I have been fearing this day since I graduated college.
The envelope looked different than any other mail I’d ever gotten.
I opened up the registered letter and there it was, a cheque for $20 and a subpoena.
“TAKE NOTICE that you are required to attend and testify as a witness in the place, date, and time set out below. You are also required to bring with you all documents in your possession or control relating to the matters in question in this proceeding.”
What was I going to do?
I don’t want to go to court and testify!
At the end of the letter it clearly states:
“if a person, contrary to these Supreme Court Civil Rules and without lawful excuse, refuses or neglects to obey a subpoena or to attend at the time and place appointed for his or her examination, is guilty of contempt of court and subject to the court’s power to punish contempt of court.”
Looks like I have no choice.
I am not looking forward to this.
Compensation For Being A Massage Expert Witness
I really wasn’t sure what to do.
It was quite insulting that a lawyer would send a cheque for $20 (the requisite witness fee) to force you to be a professional witness in an insurance claim that was being fought in order to achieve a settlement for the claimant and themselves.
Not only would I have to take time off work and lose pay, but there is also prep work to be done.
Before I called the lawyer in question, I figured I would talk to our provincial association for some advice first.
The association had some good advice as far as what should be charged in cases like this.
- Testimony in court $700 per half day
- Court prep time $93/hour
- Production of records $100 or $.50 per page.
I had no idea if I was just supposed to demand this or if it was assumed. I was told just talk to the lawyer and explain what was recommended to me.
Calling their office, the lawyers assistant answered.
I laid out what I thought compensation should be.
She responded and said, “okay you can bill us for the $93/hour, but no judge is going to pay you $700, that’s the kind of money they give brain surgeons”.
As we chatted about what would happen, I told her this scared the crap out of me.
Her response set me at ease: “Don’t worry about it, it’s not like TV. You’re a good person, as long as you don’t rob a bank in the meantime you have nothing to worry about. All you have to do is just show up and be honest, they’re not going to try and trip you up.”
Now it’s time to prep.
Prepping A Massage Therapist For Court
The lawyer had me come in to the office for an hour to prep.
We went through all my notes to make sure he could understand them and of course to see what I could remember.
Scouring over the notes, he asked for explanations on what he was reading. Deciphering what different orthopedic tests meant and what I was testing for. Looking for explanations on why there were missed appointments, why would I work on one area one day and a different area on another.
Some of those treatments were three years ago!
Then it was time to tell me what to expect and what was expected of any Massage Therapist called in as a witness.
Just be honest. If you don’t remember something just be straight up about it.

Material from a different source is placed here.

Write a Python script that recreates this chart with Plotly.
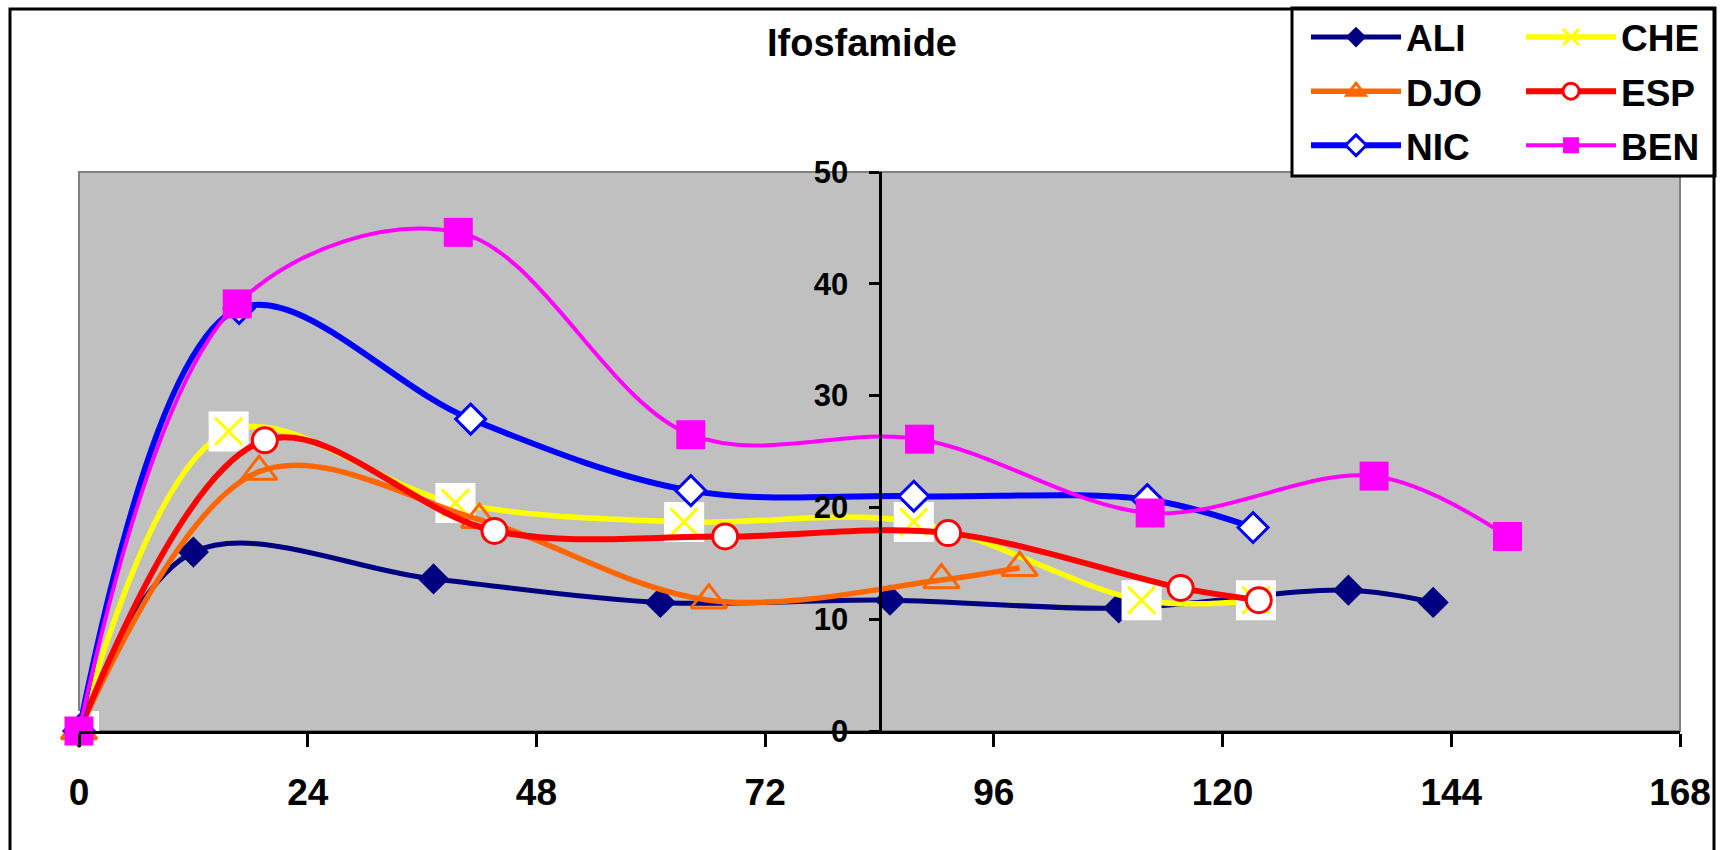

While the opposing lawyer is working for the insurance company and wants to win, they will not cross examine you like you see on TV. They will ask you questions more to try and discredit the patient, not you as a therapist. Just be honest with them.
If you’re asked a question, you answer the judge. While it may be either lawyer asking, you look at and direct all answers to the judge.
Dress appropriately, wear a suit.
Show up early and look for directions as to which room the case will be argued in.
While you are scheduled to be there, you may not be called. It will depend on how the case goes. If the case is settled before hand, you’ll be informed that you don’t need to show up that day and although the case could go on all week, you will only be called for the scheduled day and time that we ask for.
We discussed compensation.
He confirmed that $700/ half day was more than would be given, he did agree that $100/hour for time spent was appropriate as long as I was fine with that.
Two days before the case went to court, they settled. I was fortunate to not have to go. Although I will admit there was some disappointment, I ended up really wanting to see what it was like. Overall it didn’t end up being as scary an experience as I thought (even though I didn’t have to go to court) and as the lawyer and I talked I thought he was fair. He paid the $100/hour for the hour I spent with him and for the hour to get any extra paperwork together, in addition to the bill I had given them months earlier for sending them my charts.
The experience also made me realize that my charting should be better than it was. The lawyer wasn’t totally sure if he’d be able to use them. Some treatment notes were more detailed than others and not all of them were specific enough. Make sure that if you’re ever working with patients who are involved with insurance companies that your note taking is top notch. This is another way for us to prove not only our worth as Massage Therapists, but also our professionalism as one.